When Season 6 was written, it was assumed that Trump had no chance of winning the election. With Clinton supposedly in the White House and Meyer out of the fictional one, comparisons might have finally come to an end. Now, however, they’re stronger than ever: Both women are adapting to life outside the public, political eye.
So once again, people will be asking Louis-Dreyfus to speak as if she truly understands Clinton’s experience, or as if she’s an authority on election politics.
“To be honest with you it’s a tricky needle to thread,” she says. “There’s only so much of this I want to discuss [with people]. I’m not an authority on campaigning. I don’t understand a lot of the, I suppose you could say, nuances of the election. I mean I do understand a lot of it, but a lot of it I don’t. I don’t want to speak like I’m an authority on it. And under certain circumstances I will.”

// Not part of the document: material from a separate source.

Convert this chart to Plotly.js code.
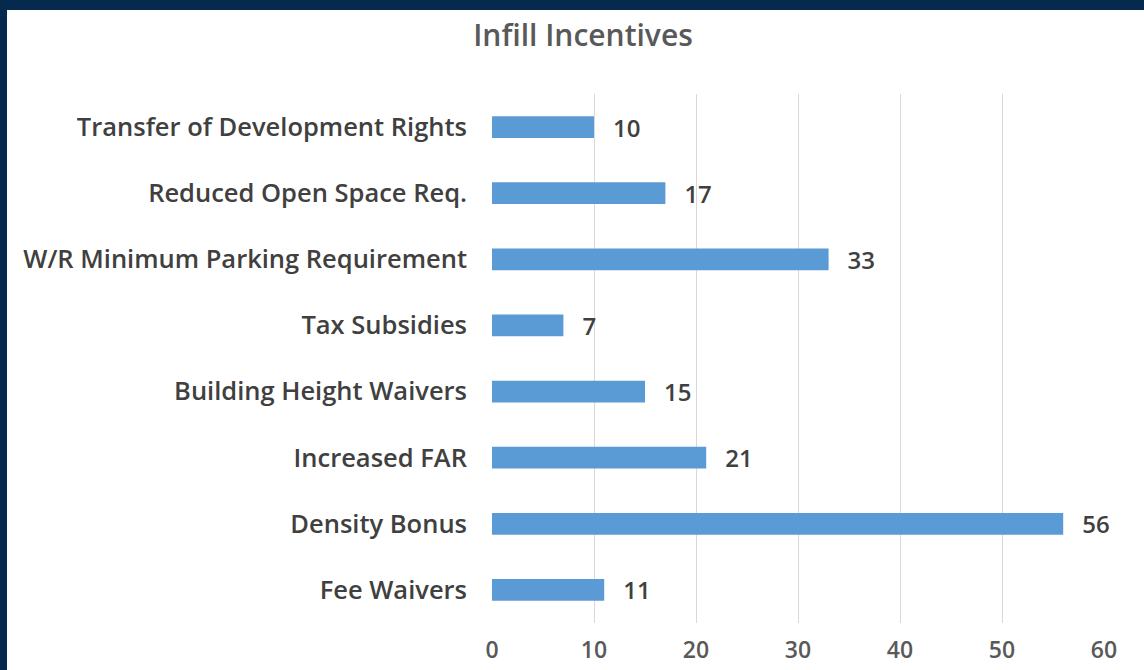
<!DOCTYPE html>
<html>
<head>
<meta charset="utf-8">
<script src="https://cdn.plot.ly/plotly-3.0.1.min.js"></script>
<style>
html,body{margin:0;padding:0;background:#062a4d;width:1144px;height:670px;overflow:hidden;}
#chart{position:absolute;left:7px;top:10px;width:1137px;height:660px;background:#fff;}
</style>
</head>
<body>
<div id="chart"></div>
<script>
const categories = ["Transfer of Development Rights","Reduced Open Space Req.","W/R Minimum Parking Requirement","Tax Subsidies","Building Height Waivers","Increased FAR","Density Bonus","Fee Waivers"];
const values = [10,17,33,7,15,21,56,11];
const tickValues = [0,10,20,30,40,50,60];

const fontFam = "'Open Sans', sans-serif";
Plotly.newPlot('chart',[{
  type:'bar', orientation:'h',
  x: values, y: categories,
  marker:{color:'#5b9bd5', line:{color:'#5b9bd5', width:0}},
  text: values, texttemplate:'\u2002\u2009%{x}', textposition:'outside', constraintext:'none',
  textfont:{family:fontFam, size:24, color:'#404040', weight:600},
  cliponaxis:false, hoverinfo:'none'
}],{
  width:1137, height:660,
  paper_bgcolor:'#fff', plot_bgcolor:'#fff',
  margin:{l:485, r:40, t:84, b:47},
  bargap:0.67,
  showlegend:false,
  title:{text:'Infill Incentives', x:0.5066, xref:'container', xanchor:'center', y:0.962, yref:'container', yanchor:'middle',
    font:{family:fontFam, size:30, color:'#595959', weight:600}},
  xaxis:{range:[0,60], tickvals:tickValues, showgrid:true, gridcolor:'#d9d9d9', gridwidth:1, zeroline:false, showline:false,
    ticks:'', ticklabelstandoff:11, tickfont:{family:fontFam, size:23, color:'#595959', weight:600}, fixedrange:true},
  yaxis:{type:'category', autorange:'reversed', showgrid:false, zeroline:false, showline:false, ticks:'',
    ticklabelstandoff:24, tickfont:{family:fontFam, size:25.5, color:'#404040', weight:600}, fixedrange:true}
},{displayModeBar:false, staticPlot:true});
</script>
</body>
</html>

One of those circumstances was at this year’s SAG Awards, which took place the same weekend that the first draft of the Trump administration’s ban on immigrants from a select group of predominantly Muslim countries took effect, sparking protests at airports around the country.
She won the Best Actress in a Comedy Award, and, as usual, had the audience in stitches with the beginning of her speech. But then her remarks took a more serious and personal turn.
“I want you all to know that I am the daughter of an immigrant,” she said. “My father fled religious persecution in Nazi-occupied France. And I am an American patriot, and I love this country. And because I love this country I am horrified by its blemishes. And this immigrant ban is a blemish and it is un-American.”
Veep, then, has provided her with another tricky needle to thread. Starring in a show about politics invites lots of questions about politics and opportunities to speak her mind. How does she choose when to use those opportunities?
“In terms of real-life politics, that moment at the SAG Awards was just something that kind of happened organically because the immigration ban had come down almost immediately before and it was something that I was deeply offended by and felt as if I couldn’t with a clear conscience not mention, particularly because my father was an immigrant,” she says.
“I wouldn’t have had a press conference about it, but the moment presented itself to me when I so happily won the award as a member of the Screen Actors Guild, a union of which I’m a proud member.”
Her willingness to tread those waters, though, only goes so far: “It’s funny because, people have asked me since doing this show now for many years, would I go into politics. I’m not a politician! In that circumstance I’m a concerned American citizen and a patriot and wanted to say what I did. I’m not somebody who’s going to run for office.”
Still, whether people think she’s playing a satirization of Hillary Clinton or not, she’s aware the show has mined great comedic nuance from the ways culture expects women in power to behave, and the viciousness with which vultures swoop when they don’t conform. Veep has helped show that there are more shades to, as Louis-Dreyfus says, “having ladyballs.”
“That was one of the fun things about ‘Cuntgate,’” Mandel says, prompting Louis-Dreyfus to laugh: “Which I would like you to write out in the article.” They’re referring to a standout episode from Season 5 that has Meyer apoplectic after it was leaked that a member of her staff called her a cunt.
“There’s the bitterness and fury that she feels,” Louis-Dreyfus says. “By the way, it’s particularly ironic because she is one of the biggest woman-haters on the show. She’s not a fan of women, generally speaking, and will tell you that whining and bitching and moaning about your problems isn’t going to get you anywhere. So it’s funny that for somebody who’s so driven and infuriated by the men who get in her way, she herself is the first to kick a woman down.”
Before Louis-Dreyfus and Mandel depart, there’s one last hot-button issue to discuss. In a widely circulated, lengthy interview with New York magazine, David Letterman revealed that he had been offered a cameo role on Veep but turned it down.
“Holy shit—I got so scared,” Letterman said. “I thought about it for 24 hours and then I told them, ‘Here’s what would happen: I’m going to do your show. I’m going to worry about it, I’m going to get sick to my stomach, and I’m going to ruin it. I can’t do that to you.’”
Though Letterman’s cameo really is not happening, Mandel and Louis-Dreyfus light up at the mention of it.
It would have been in season six’s ninth episode. But, Louis-Dreyfus sighs, “We can’t really explain it now.”
“There has never been a cameo in the history of Veep, before me or since I took over,” Mandel says. “Newsmen have never played themselves. We sort of backed into this. I feel like an asshole because it will make sense when you see it.”
He leans over emphatically: “I promise I will talk about it to the end of time.” Louis-Dreyfus nods her briskly: “Because it was really wild.”
“It was wild just talking to him on the phone,” Mandel says. “Those [words in New York] were the exact words that he said to us, but we did get him to think about it for 24 hours. That alone, speaking as somebody who’s always wanted to work there, that was a victory unto itself.”
As I walk out, the pair continues fawning over the interview. Mandel giggles that he kept referring to the president as “Trumpy.” Louis-Dreyfus focuses on Letterman’s desire to come back only to interview Trump.